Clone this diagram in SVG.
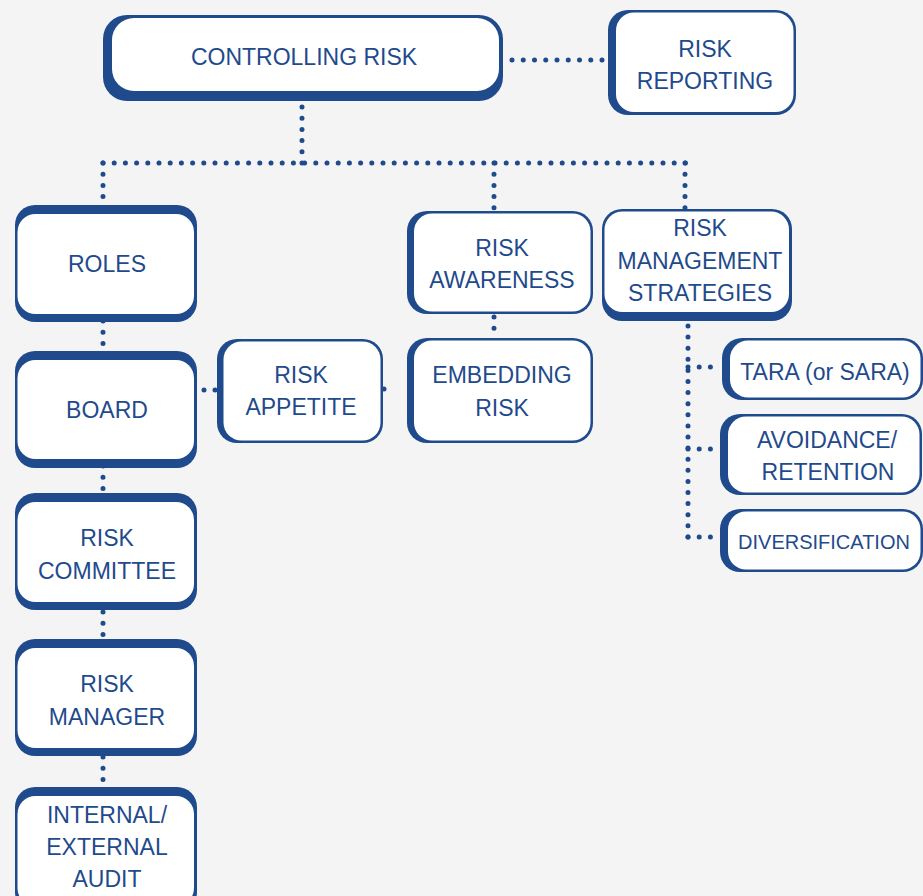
<svg xmlns="http://www.w3.org/2000/svg" width="923" height="896" viewBox="0 0 923 896">
<style>
.bg{fill:#f4f4f4}
.o{fill:#1f4a8c}
.i{fill:#ffffff}
.t{font-family:"Liberation Sans",Arial,sans-serif;font-size:23px;fill:#1f4a8c;text-anchor:middle}
.c{fill:none;stroke:#1f4a8c;stroke-width:5;stroke-linecap:round;stroke-dasharray:0 11.2}
</style>
<rect class="bg" x="0" y="0" width="923" height="896"/>
<g id="connectors">
<path class="c" d="M302,107 V163.5"/>
<path class="c" d="M103,163 H686"/>
<path class="c" d="M103,163 V197.5"/>
<path class="c" d="M494,163 V211"/>
<path class="c" d="M685,163 V209"/>
<path class="c" d="M512,60 H602.5" style="stroke-dasharray:0 11.25"/>
<path class="c" d="M103,321 V351"/>
<path class="c" d="M103,466 V493"/>
<path class="c" d="M103,612 V639"/>
<path class="c" d="M103,757 V787"/>
<path class="c" d="M204,390 H217" style="stroke-dasharray:0 11"/>
<path class="c" d="M384,389 H406" style="stroke-dasharray:0 30"/>
<path class="c" d="M494,317 V338"/>
<path class="c" d="M688,326 V537.5" style="stroke-dasharray:0 11.1"/>
<path class="c" d="M688,367 H720.5"/>
<path class="c" d="M688,449 H720.5"/>
<path class="c" d="M688,537 H720.5"/>
</g>
<g id="controlling-risk">
<rect class="o" x="103" y="15" width="400" height="86" rx="24"/>
<rect class="i" x="112" y="18" width="387" height="73" rx="22"/>
<text class="t" x="304" y="65">CONTROLLING RISK</text>
</g>
<g id="risk-reporting">
<rect class="o" x="608" y="10" width="188" height="105" rx="20"/>
<rect class="i" x="616" y="12.5" width="177.5" height="99.5" rx="18"/>
<text class="t" x="705" y="57">RISK</text>
<text class="t" x="705" y="89">REPORTING</text>
</g>
<g id="roles">
<rect class="o" x="15" y="205" width="182" height="117" rx="20"/>
<rect class="i" x="17.5" y="214" width="176.5" height="100" rx="18"/>
<text class="t" x="107" y="272">ROLES</text>
</g>
<g id="board">
<rect class="o" x="15" y="351" width="182" height="117" rx="20"/>
<rect class="i" x="17.5" y="360" width="176.5" height="99" rx="18"/>
<text class="t" x="107" y="418">BOARD</text>
</g>
<g id="risk-committee">
<rect class="o" x="15" y="493" width="182" height="117" rx="20"/>
<rect class="i" x="17.5" y="502" width="176.5" height="100" rx="18"/>
<text class="t" x="107" y="546">RISK</text>
<text class="t" x="107" y="579">COMMITTEE</text>
</g>
<g id="risk-manager">
<rect class="o" x="15" y="639" width="182" height="117" rx="20"/>
<rect class="i" x="17.5" y="648" width="176.5" height="100" rx="18"/>
<text class="t" x="107" y="692">RISK</text>
<text class="t" x="107" y="725">MANAGER</text>
</g>
<g id="internal-external-audit">
<rect class="o" x="15" y="787" width="182" height="125" rx="20"/>
<rect class="i" x="17.5" y="796" width="176.5" height="110" rx="18"/>
<text class="t" x="107" y="823">INTERNAL/</text>
<text class="t" x="107" y="855">EXTERNAL</text>
<text class="t" x="107" y="887">AUDIT</text>
</g>
<g id="risk-appetite">
<rect class="o" x="217" y="339" width="166" height="104" rx="20"/>
<rect class="i" x="223.5" y="341.5" width="157" height="99" rx="18"/>
<text class="t" x="301" y="383">RISK</text>
<text class="t" x="301" y="415">APPETITE</text>
</g>
<g id="risk-awareness">
<rect class="o" x="407" y="211" width="186" height="103" rx="20"/>
<rect class="i" x="414" y="213.5" width="176.5" height="98" rx="18"/>
<text class="t" x="502" y="256">RISK</text>
<text class="t" x="502" y="288">AWARENESS</text>
</g>
<g id="embedding-risk">
<rect class="o" x="407" y="338" width="186" height="105" rx="20"/>
<rect class="i" x="414" y="340.5" width="176.5" height="100" rx="18"/>
<text class="t" x="502" y="383">EMBEDDING</text>
<text class="t" x="502" y="416">RISK</text>
</g>
<g id="risk-management-strategies">
<rect class="o" x="602" y="209" width="190" height="112" rx="20"/>
<rect class="i" x="604.5" y="211.5" width="184.5" height="100.5" rx="18"/>
<text class="t" x="700" y="236">RISK</text>
<text class="t" x="700" y="269">MANAGEMENT</text>
<text class="t" x="700" y="301">STRATEGIES</text>
</g>
<g id="tara">
<rect class="o" x="722" y="338" width="201" height="62" rx="20"/>
<rect class="i" x="730" y="340.5" width="190.5" height="57" rx="18"/>
<text class="t" x="825" y="380">TARA (or SARA)</text>
</g>
<g id="avoidance-retention">
<rect class="o" x="720" y="414" width="202" height="81" rx="20"/>
<rect class="i" x="728" y="416.5" width="191.5" height="76" rx="18"/>
<text class="t" x="827" y="448">AVOIDANCE/</text>
<text class="t" x="828" y="480">RETENTION</text>
</g>
<g id="diversification">
<rect class="o" x="720" y="509" width="203" height="63" rx="20"/>
<rect class="i" x="728" y="511.5" width="192.5" height="58" rx="18"/>
<text class="t" x="824" y="549" style="font-size:20px">DIVERSIFICATION</text>
</g>
</svg>
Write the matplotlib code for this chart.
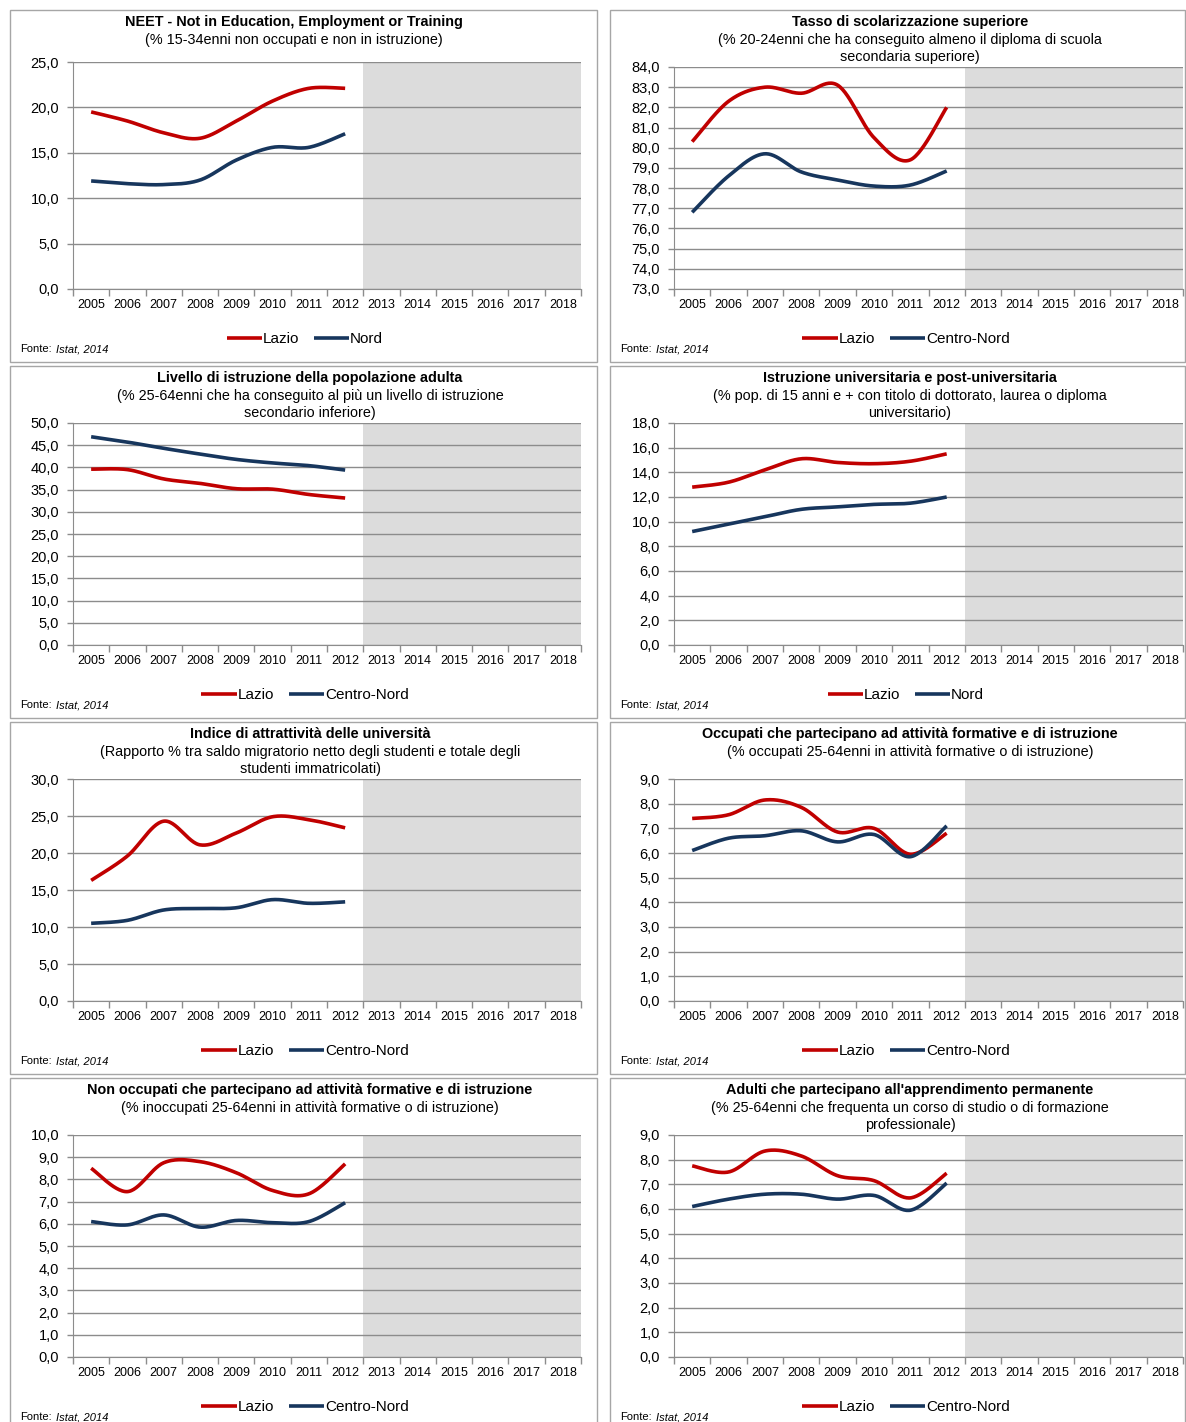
import numpy as np
import matplotlib.pyplot as plt
from matplotlib.patches import Rectangle
from matplotlib.ticker import FuncFormatter

plt.rcParams['font.family'] = ['Liberation Sans', 'DejaVu Sans']

# dati
years = [str(y) for y in range(2005, 2019)]
data_years = list(range(8))  # 2005-2012 (posizioni di categoria)

neet_lazio = [19.5, 18.5, 17.2, 16.6, 18.5, 20.7, 22.1, 22.1]
neet_nord = [11.9, 11.6, 11.5, 12.0, 14.2, 15.6, 15.6, 17.1]

scol_lazio = [80.3, 82.3, 83.0, 82.7, 83.1, 80.5, 79.4, 82.0]
scol_cn = [76.8, 78.6, 79.7, 78.8, 78.4, 78.1, 78.15, 78.85]

istr_lazio = [39.6, 39.5, 37.4, 36.4, 35.2, 35.1, 33.9, 33.1]
istr_cn = [46.9, 45.7, 44.3, 43.0, 41.8, 41.0, 40.4, 39.4]

univ_lazio = [12.8, 13.2, 14.2, 15.1, 14.8, 14.7, 14.9, 15.5]
univ_nord = [9.2, 9.8, 10.4, 11.0, 11.2, 11.4, 11.5, 12.0]

attr_lazio = [16.3, 19.6, 24.3, 21.1, 22.7, 24.9, 24.5, 23.4]
attr_cn = [10.5, 10.9, 12.3, 12.5, 12.6, 13.7, 13.2, 13.4]

occ_lazio = [7.4, 7.55, 8.15, 7.85, 6.85, 7.0, 5.95, 6.8]
occ_cn = [6.1, 6.6, 6.7, 6.9, 6.45, 6.75, 5.85, 7.1]

nonocc_lazio = [8.5, 7.45, 8.75, 8.8, 8.3, 7.5, 7.35, 8.7]
nonocc_cn = [6.1, 5.95, 6.4, 5.85, 6.15, 6.05, 6.1, 6.95]

adulti_lazio = [7.75, 7.5, 8.35, 8.15, 7.35, 7.15, 6.45, 7.45]
adulti_cn = [6.1, 6.4, 6.6, 6.6, 6.4, 6.55, 5.95, 7.05]

panels = [
    ('NEET - Not in Education, Employment or Training',
     ['(% 15-34enni non occupati e non in istruzione)'],
     neet_lazio, neet_nord, 'Nord', 0, 25, 5),
    ('Tasso di scolarizzazione superiore',
     ['(% 20-24enni che ha conseguito almeno il diploma di scuola', 'secondaria superiore)'],
     scol_lazio, scol_cn, 'Centro-Nord', 73, 84, 1),
    ('Livello di istruzione della popolazione adulta',
     ['(% 25-64enni che ha conseguito al più un livello di istruzione', 'secondario inferiore)'],
     istr_lazio, istr_cn, 'Centro-Nord', 0, 50, 5),
    ('Istruzione universitaria e post-universitaria',
     ['(% pop. di 15 anni e + con titolo di dottorato, laurea o diploma', 'universitario)'],
     univ_lazio, univ_nord, 'Nord', 0, 18, 2),
    ('Indice di attrattività delle università',
     ['(Rapporto % tra saldo migratorio netto degli studenti e totale degli', 'studenti immatricolati)'],
     attr_lazio, attr_cn, 'Centro-Nord', 0, 30, 5),
    ('Occupati che partecipano ad attività formative e di istruzione',
     ['(% occupati 25-64enni in attività formative o di istruzione)'],
     occ_lazio, occ_cn, 'Centro-Nord', 0, 9, 1),
    ('Non occupati che partecipano ad attività formative e di istruzione',
     ['(% inoccupati 25-64enni in attività formative o di istruzione)'],
     nonocc_lazio, nonocc_cn, 'Centro-Nord', 0, 10, 1),
    ("Adulti che partecipano all'apprendimento permanente",
     ['(% 25-64enni che frequenta un corso di studio o di formazione', 'professionale)'],
     adulti_lazio, adulti_cn, 'Centro-Nord', 0, 9, 1),
]

RED = '#C00000'
NAVY = '#17365D'
GRID = '#8C8C8C'

W, H = 1186, 1422
fig = plt.figure(figsize=(W / 100, H / 100), dpi=100)


def fy(py):
    return 1 - py / H


def smooth(xs, ys, steps=30):
    # linea smussata tipo Excel (bezier Catmull-Rom)
    p = np.column_stack([xs, ys]).astype(float)
    p = np.vstack([p[0], p, p[-1]])
    t = np.linspace(0, 1, steps)[:, None]
    out = []
    for i in range(1, len(p) - 2):
        p0, p3 = p[i], p[i + 1]
        c1 = p0 + (p[i + 1] - p[i - 1]) / 6
        c2 = p3 - (p[i + 2] - p[i]) / 6
        seg = (1 - t) ** 3 * p0 + 3 * (1 - t) ** 2 * t * c1 + 3 * (1 - t) * t ** 2 * c2 + t ** 3 * p3
        out.append(seg if i == 1 else seg[1:])
    out = np.vstack(out)
    return out[:, 0], out[:, 1]


fmt = FuncFormatter(lambda v, pos: f'{v:.1f}'.replace('.', ','))

box_l = [10, 610]
box_r = [597, 1185]
ax_l = [73, 674]
ax_r = [581, 1183]
leg_cx = [305, 906]
title_cx = [310, 910]

for k, (title, sub, lazio, other, other_lab, ymin, ymax, step) in enumerate(panels):
    row, col = divmod(k, 2)
    top = 10 + 356 * row

    fig.add_artist(Rectangle((box_l[col] / W, fy(top + 352)), (box_r[col] - box_l[col]) / W, 352 / H,
                             transform=fig.transFigure, fill=False, ec='#A6A6A6', lw=1))

    a_top = top + (52 if k == 0 else 57)
    a_bot = top + 279
    ax = fig.add_axes([ax_l[col] / W, fy(a_bot), (ax_r[col] - ax_l[col]) / W, (a_bot - a_top) / H])

    ax.axvspan(7.5, 13.5, color='#DCDCDC', lw=0, zorder=0)
    sx, sy = smooth(data_years, lazio)
    ax.plot(sx, sy, color=RED, lw=2.6, solid_capstyle='butt', label='Lazio')
    sx, sy = smooth(data_years, other)
    ax.plot(sx, sy, color=NAVY, lw=2.6, solid_capstyle='butt', label=other_lab)

    ax.set_xlim(-0.5, 13.5)
    ax.set_ylim(ymin, ymax)
    ax.set_yticks(np.arange(ymin, ymax + step / 2, step))
    ax.yaxis.set_major_formatter(fmt)
    ax.grid(axis='y', color=GRID, lw=1)

    ax.set_xticks(np.arange(-0.5, 14, 1))
    ax.set_xticklabels([])
    ax.set_xticks(range(14), minor=True)
    ax.set_xticklabels(years, minor=True, size=9)
    ax.tick_params(axis='x', which='major', length=5, color=GRID, width=1)
    ax.tick_params(axis='x', which='minor', length=0, pad=7)
    ax.tick_params(axis='y', length=4, color=GRID, width=1, pad=6, labelsize=10.5)

    for s in ['top', 'right']:
        ax.spines[s].set_visible(False)
    for s in ['left', 'bottom']:
        ax.spines[s].set_color(GRID)

    cx = 294 if k == 0 else title_cx[col]
    fig.text(cx / W, fy(top + 12), title, ha='center', va='center', weight='bold', size=10.4)
    for i, line in enumerate(sub):
        fig.text(cx / W, fy(top + 30 + 17.5 * i), line, ha='center', va='center', size=10.4)

    ax.legend(loc='center', bbox_to_anchor=(leg_cx[col] / W, fy(top + 329)), bbox_transform=fig.transFigure,
              ncol=2, frameon=False, handlelength=2.3, handletextpad=0.05, columnspacing=1.0, fontsize=11)

    fig.text((box_l[col] + 10) / W, fy(top + 339), 'Fonte:', va='center', size=8)
    fig.text((box_l[col] + 46) / W, fy(top + 339), 'Istat, 2014', va='center', size=8, style='italic')

fig.savefig('out.png', dpi=100)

* * * *

Leave out the pictures and quote exactly the lines from the one where "Write the matplotlib code for this chart." appears to the one where "istr_cn = [46.9, 45.7, 44.3, 43.0, 41.8, 41.0, 40.4, 39.4]" appears, both ends counted.

Write the matplotlib code for this chart.
import numpy as np
import matplotlib.pyplot as plt
from matplotlib.patches import Rectangle
from matplotlib.ticker import FuncFormatter

plt.rcParams['font.family'] = ['Liberation Sans', 'DejaVu Sans']

# dati
years = [str(y) for y in range(2005, 2019)]
data_years = list(range(8))  # 2005-2012 (posizioni di categoria)

neet_lazio = [19.5, 18.5, 17.2, 16.6, 18.5, 20.7, 22.1, 22.1]
neet_nord = [11.9, 11.6, 11.5, 12.0, 14.2, 15.6, 15.6, 17.1]

scol_lazio = [80.3, 82.3, 83.0, 82.7, 83.1, 80.5, 79.4, 82.0]
scol_cn = [76.8, 78.6, 79.7, 78.8, 78.4, 78.1, 78.15, 78.85]

istr_lazio = [39.6, 39.5, 37.4, 36.4, 35.2, 35.1, 33.9, 33.1]
istr_cn = [46.9, 45.7, 44.3, 43.0, 41.8, 41.0, 40.4, 39.4]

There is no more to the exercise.